In his 2009 memoir My Paper Chase, he sounded optimistic about the future of news in the digital age, as news organisations exploited new distribution systems to reach readers.
Today, he is a great deal gloomier, as he watches Facebook and Google monopolise distribution platforms and impoverish traditional newsrooms. “Facebook has taken the revenues, making tons and tons of money, at the same time depriving the press of its traditional source of revenue from advertising. My suggestion is that Mr Zuckerberg should make a bequest of exactly half of his fortune and it should go to various organisations so we can disseminate news without having to rely on Facebook and fake news, because there’s no monitoring system there,” he says.
“There used to be a lot of left-wing exultation that we don’t have gatekeepers any more. Well f**k you, look what you’ve got now: you’ve got fake news.
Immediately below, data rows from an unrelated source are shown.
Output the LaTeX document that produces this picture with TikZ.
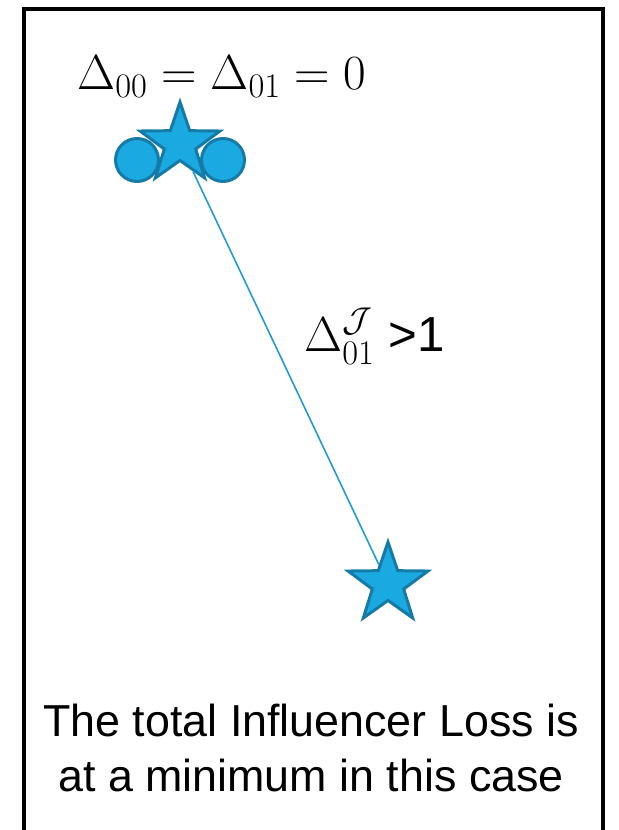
\RequirePackage{fix-cm}
\documentclass[tikz,border=0pt]{standalone}
\usepackage{amsmath}
\usepackage{fontspec}
\setmainfont{Liberation Sans}
\usepackage{tikz}
\usetikzlibrary{shapes.geometric, positioning}
\definecolor{cFill}{RGB}{27,169,225}
\definecolor{cEdge}{RGB}{22,122,166}
\definecolor{cLink}{RGB}{30,155,215}
\tikzset{
	pstar/.style ={star, star points=5, star point ratio=2.55, minimum size=1.68cm, inner sep=0pt, fill=cFill, draw=cEdge, line width=1.7pt},
	pdot/.style  ={circle, minimum size=0.86cm, inner sep=0pt, fill=cFill, draw=cEdge, line width=1.7pt},
	link/.style  ={draw=cLink, line width=0.9pt},
	lbl/.style   ={font=\fontsize{28}{33}\selectfont, inner sep=0pt},
}

\begin{document}
\begin{tikzpicture}[x=0.02cm, y=-0.02cm,
			capt/.style={align=center, font=\fontsize{25.5}{31.2}\selectfont, inner sep=0pt}]
			\useasboundingbox (0,0) rectangle (618,830);
			% frame, open at the bottom
			\draw[line width=2.3pt] (24,845) |- (603,9) -- (603,845);
			\node[pdot] (c0) at (137,160) {};
			\node[pdot] (c1) at (223,160) {};
			\node[pstar] (s0) at (180,144) {};
			\node[pstar] (s1) at (388,584) {};
			\draw[link] (s0) -- (s1);
			\node[lbl, anchor=base west] (d0) at (77,90) {$\Delta_{00} = \Delta_{01} = 0$};
			\node[lbl, anchor=base west] (d1) at (304,352) {$\Delta_{01}^{\mathcal{J}}$ {\fontsize{28}{33}\selectfont >1}};
			\node[capt] (cap) at (311,748) {The total Influencer Loss is\\ at a minimum in this case};
		\end{tikzpicture}
\end{document}
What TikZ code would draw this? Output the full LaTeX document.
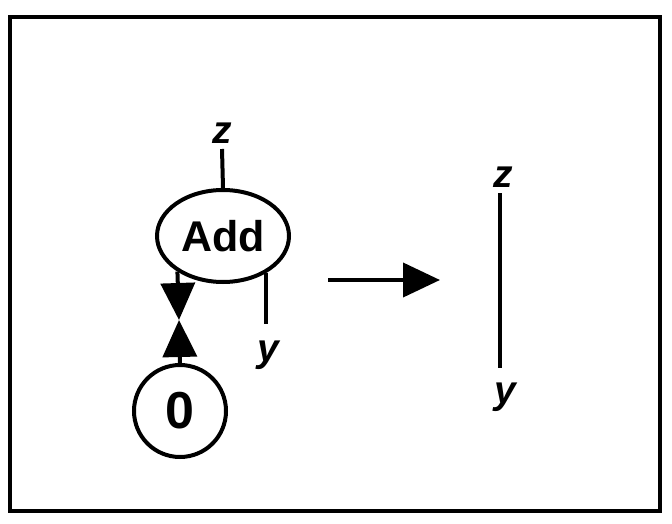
\documentclass[tikz,border=0pt]{standalone}
\usepackage{fontspec}
\setmainfont{Liberation Sans}
\usepackage{tikz}
\usetikzlibrary{shapes.geometric,arrows.meta}

\tikzset{
    wire/.style={line width=4pt},
    bigtip/.style={-{Triangle[length=37pt,width=34pt]}},
    varlabel/.style={font=\fontsize{39}{44}\selectfont\bfseries\itshape, inner sep=4pt, anchor=base}
}

\begin{document}
\begin{tikzpicture}[x=1pt, y=-1pt, line width=4pt]
    \useasboundingbox (0,0) rectangle (672,524);
    % frame
    \draw[line width=4.5pt] (10,17) rectangle (660,511);

    % left graph
    \node[draw, ellipse, minimum width=132pt, minimum height=92pt, inner sep=0pt,
          font=\fontsize{43}{48}\selectfont\bfseries] (add) at (223,236) {Add};
    \node[draw, circle, minimum size=92pt, inner sep=0pt,
          font=\fontsize{52}{56}\selectfont\bfseries] (zero) at (180,411) {0};
    \node[varlabel] (zin) at (222,143) {z};
    \node[varlabel] (yin) at (268,361) {y};
    \coordinate (meet) at (179,320);
    \draw[wire] (add.north) -- (zin.south);
    \draw[wire, shorten >=10pt] (add.-41) -- (add.-41 |- yin.north);
    \draw[wire, bigtip] (add.-142) -- (meet);
    \draw[wire, bigtip] (zero.north) -- (meet);

    % rewrite arrow
    \coordinate (from) at (328,280);
    \coordinate (to) at (440,280);
    \draw[wire, bigtip] (from) -- (to);

    % right graph
    \node[varlabel] (zout) at (503,187) {z};
    \node[varlabel] (yout) at (505,403) {y};
    \draw[wire, shorten >=8pt] (zout.south -| 500,0) -- (yout.north -| 500,0);
\end{tikzpicture}
\end{document}
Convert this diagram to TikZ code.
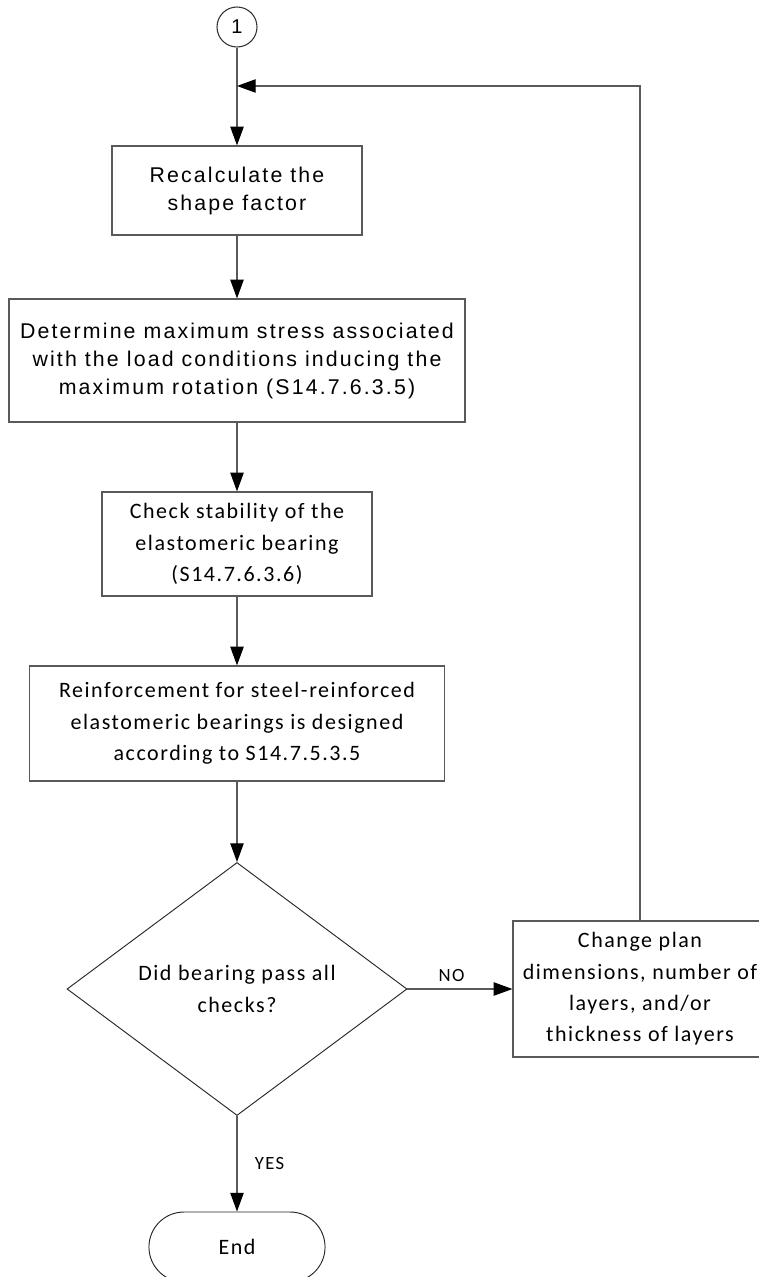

So the traditional press, with editors and scrutiny – check that fact and if you get a name wrong you’re in trouble – that’s something important and valuable.”
Online subscriptions
Evans draws some comfort from the surge in online subscriptions to serious newspapers such as the New York Times and the Washington Post following Trump’s election. He warns editors against relying too heavily on metrics that measure online readership to the point where a journalist’s instincts are suppressed. And he urges serious news organisations to pursue only the highest standards, on the basis that, if they are going to fail, it is better to fail at a high level. “I think it’s a race against time,” he says.
“It’s a blind man going along trying to feel his way, because he’s got fake news, he’s got Zuckerberg and he’s got Rupert Murdoch. And before he stumbles, maybe we can get some kind of vision back in terms of credibility, authority and reliability in the press. Otherwise, we’re f**ked.”